Exercise => Print every entry word for word, but omit the pictures.

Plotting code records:
__________
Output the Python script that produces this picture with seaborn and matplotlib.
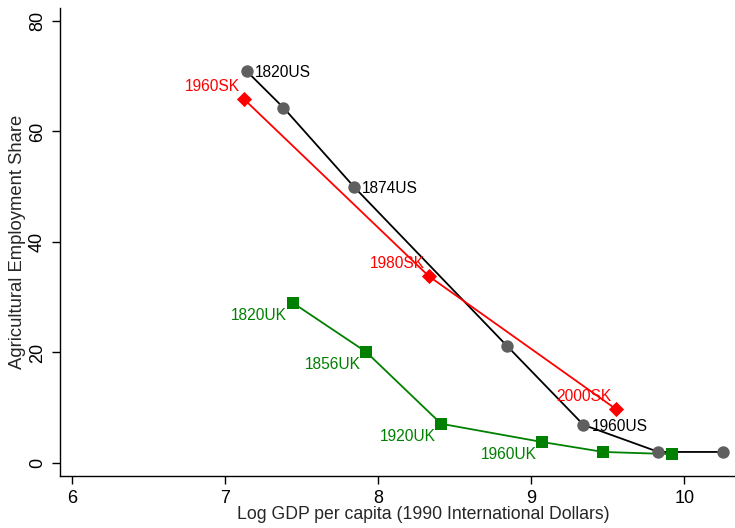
import matplotlib
matplotlib.use("Agg")
import matplotlib.pyplot as plt
import seaborn as sns
import pandas as pd

# Log GDP per capita (1990 international dollars) vs agricultural employment share
us_gdp = [7.14, 7.38, 7.84, 8.84, 9.34, 9.83, 10.25]
us_share = [70.9, 64.3, 50.0, 21.2, 6.9, 2.0, 2.0]
us_labels = ["1820US", "", "1874US", "", "1960US", "", ""]

sk_gdp = [7.12, 8.33, 9.55]
sk_share = [65.9, 33.8, 9.8]
sk_labels = ["1960SK", "1980SK", "2000SK"]

uk_gdp = [7.44, 7.92, 8.41, 9.07, 9.47, 9.92]
uk_share = [29.0, 20.1, 7.1, 3.8, 2.0, 1.6]
uk_labels = ["1820UK", "1856UK", "1920UK", "1960UK", "", ""]

x_ticks = [6, 7, 8, 9, 10]
y_ticks = [0, 20, 40, 60, 80]

sns.set_theme(style="ticks")
plt.rcParams["font.family"] = ["Liberation Sans", "DejaVu Sans"]

fig = plt.figure(figsize=(7.35, 5.28), dpi=100)
ax = fig.add_axes([0.0816, 0.0985, 0.9184, 0.8865])

us = pd.DataFrame({"gdp": us_gdp, "share": us_share})
sk = pd.DataFrame({"gdp": sk_gdp, "share": sk_share})
uk = pd.DataFrame({"gdp": uk_gdp, "share": uk_share})

sns.lineplot(data=us, x="gdp", y="share", color="black", lw=1.3, ax=ax, zorder=2)
sns.lineplot(data=sk, x="gdp", y="share", color="#ff0000", lw=1.3, ax=ax, zorder=2)
sns.lineplot(data=uk, x="gdp", y="share", color="#008000", lw=1.3, ax=ax, zorder=2)

sns.scatterplot(data=us, x="gdp", y="share", color="#5f5f5f", marker="o", s=80,
                linewidth=0, ax=ax, zorder=3)
sns.scatterplot(data=sk, x="gdp", y="share", color="#ff0000", marker="D", s=60,
                linewidth=0, ax=ax, zorder=3)
sns.scatterplot(data=uk, x="gdp", y="share", color="#008000", marker="s", s=75,
                linewidth=0, ax=ax, zorder=3)

lab_fs = 11.2
for x, y, t in zip(us_gdp, us_share, us_labels):
    if t:
        ax.annotate(t, (x, y), xytext=(6, -1), textcoords="offset points",
                    ha="left", va="center", fontsize=lab_fs, color="black")
for x, y, t in zip(sk_gdp, sk_share, sk_labels):
    ax.annotate(t, (x, y), xytext=(-3, 9), textcoords="offset points",
                ha="right", va="center", fontsize=lab_fs, color="#ff0000")
for x, y, t in zip(uk_gdp, uk_share, uk_labels):
    if t:
        ax.annotate(t, (x, y), xytext=(-4, -9), textcoords="offset points",
                    ha="right", va="center", fontsize=lab_fs, color="#008000")

ax.set_xlim(5.92, 10.33)
ax.set_ylim(-2.35, 82.35)
ax.set_xticks(x_ticks)
ax.set_yticks(y_ticks)
ax.set_xticklabels([str(v) for v in x_ticks])
ax.set_yticklabels([str(v) for v in y_ticks], rotation=90, va="center")
ax.tick_params(axis="both", direction="out", length=6, width=1, colors="black",
               labelsize=13, pad=4)
ax.set_xlabel("Log GDP per capita (1990 International Dollars)", fontsize=12.7)
ax.xaxis.set_label_coords(0.538, -0.065)
ax.set_ylabel("Agricultural Employment Share", fontsize=13.3, labelpad=2)
for side in ("top", "right"):
    ax.spines[side].set_visible(False)
for side in ("left", "bottom"):
    ax.spines[side].set_color("black")
    ax.spines[side].set_linewidth(1)

fig.savefig("out.png", dpi=100, facecolor="white")
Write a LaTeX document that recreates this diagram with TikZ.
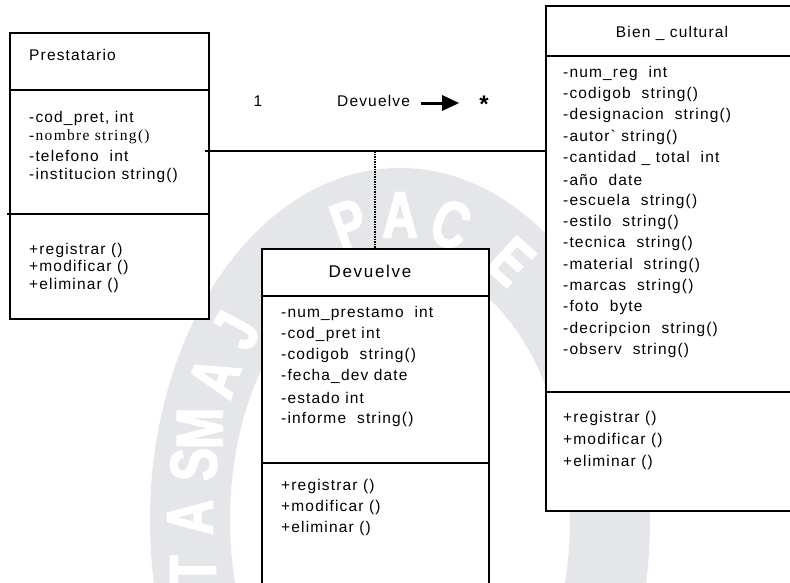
__________
Result of this exercise =>
Output the Python script that produces this picture with seaborn and matplotlib.
import matplotlib
matplotlib.use("Agg")
import matplotlib.pyplot as plt
import seaborn as sns
import pandas as pd

# Log GDP per capita (1990 international dollars) vs agricultural employment share
us_gdp = [7.14, 7.38, 7.84, 8.84, 9.34, 9.83, 10.25]
us_share = [70.9, 64.3, 50.0, 21.2, 6.9, 2.0, 2.0]
us_labels = ["1820US", "", "1874US", "", "1960US", "", ""]

sk_gdp = [7.12, 8.33, 9.55]
sk_share = [65.9, 33.8, 9.8]
sk_labels = ["1960SK", "1980SK", "2000SK"]

uk_gdp = [7.44, 7.92, 8.41, 9.07, 9.47, 9.92]
uk_share = [29.0, 20.1, 7.1, 3.8, 2.0, 1.6]
uk_labels = ["1820UK", "1856UK", "1920UK", "1960UK", "", ""]

x_ticks = [6, 7, 8, 9, 10]
y_ticks = [0, 20, 40, 60, 80]

sns.set_theme(style="ticks")
plt.rcParams["font.family"] = ["Liberation Sans", "DejaVu Sans"]

fig = plt.figure(figsize=(7.35, 5.28), dpi=100)
ax = fig.add_axes([0.0816, 0.0985, 0.9184, 0.8865])

us = pd.DataFrame({"gdp": us_gdp, "share": us_share})
sk = pd.DataFrame({"gdp": sk_gdp, "share": sk_share})
uk = pd.DataFrame({"gdp": uk_gdp, "share": uk_share})

sns.lineplot(data=us, x="gdp", y="share", color="black", lw=1.3, ax=ax, zorder=2)
sns.lineplot(data=sk, x="gdp", y="share", color="#ff0000", lw=1.3, ax=ax, zorder=2)
sns.lineplot(data=uk, x="gdp", y="share", color="#008000", lw=1.3, ax=ax, zorder=2)

sns.scatterplot(data=us, x="gdp", y="share", color="#5f5f5f", marker="o", s=80,
                linewidth=0, ax=ax, zorder=3)
sns.scatterplot(data=sk, x="gdp", y="share", color="#ff0000", marker="D", s=60,
                linewidth=0, ax=ax, zorder=3)
sns.scatterplot(data=uk, x="gdp", y="share", color="#008000", marker="s", s=75,
                linewidth=0, ax=ax, zorder=3)

lab_fs = 11.2
for x, y, t in zip(us_gdp, us_share, us_labels):
    if t:
        ax.annotate(t, (x, y), xytext=(6, -1), textcoords="offset points",
                    ha="left", va="center", fontsize=lab_fs, color="black")
for x, y, t in zip(sk_gdp, sk_share, sk_labels):
    ax.annotate(t, (x, y), xytext=(-3, 9), textcoords="offset points",
                ha="right", va="center", fontsize=lab_fs, color="#ff0000")
for x, y, t in zip(uk_gdp, uk_share, uk_labels):
    if t:
        ax.annotate(t, (x, y), xytext=(-4, -9), textcoords="offset points",
                    ha="right", va="center", fontsize=lab_fs, color="#008000")

ax.set_xlim(5.92, 10.33)
ax.set_ylim(-2.35, 82.35)
ax.set_xticks(x_ticks)
ax.set_yticks(y_ticks)
ax.set_xticklabels([str(v) for v in x_ticks])
ax.set_yticklabels([str(v) for v in y_ticks], rotation=90, va="center")
ax.tick_params(axis="both", direction="out", length=6, width=1, colors="black",
               labelsize=13, pad=4)
ax.set_xlabel("Log GDP per capita (1990 International Dollars)", fontsize=12.7)
ax.xaxis.set_label_coords(0.538, -0.065)
ax.set_ylabel("Agricultural Employment Share", fontsize=13.3, labelpad=2)
for side in ("top", "right"):
    ax.spines[side].set_visible(False)
for side in ("left", "bottom"):
    ax.spines[side].set_color("black")
    ax.spines[side].set_linewidth(1)

fig.savefig("out.png", dpi=100, facecolor="white")
Write a LaTeX document that recreates this diagram with TikZ.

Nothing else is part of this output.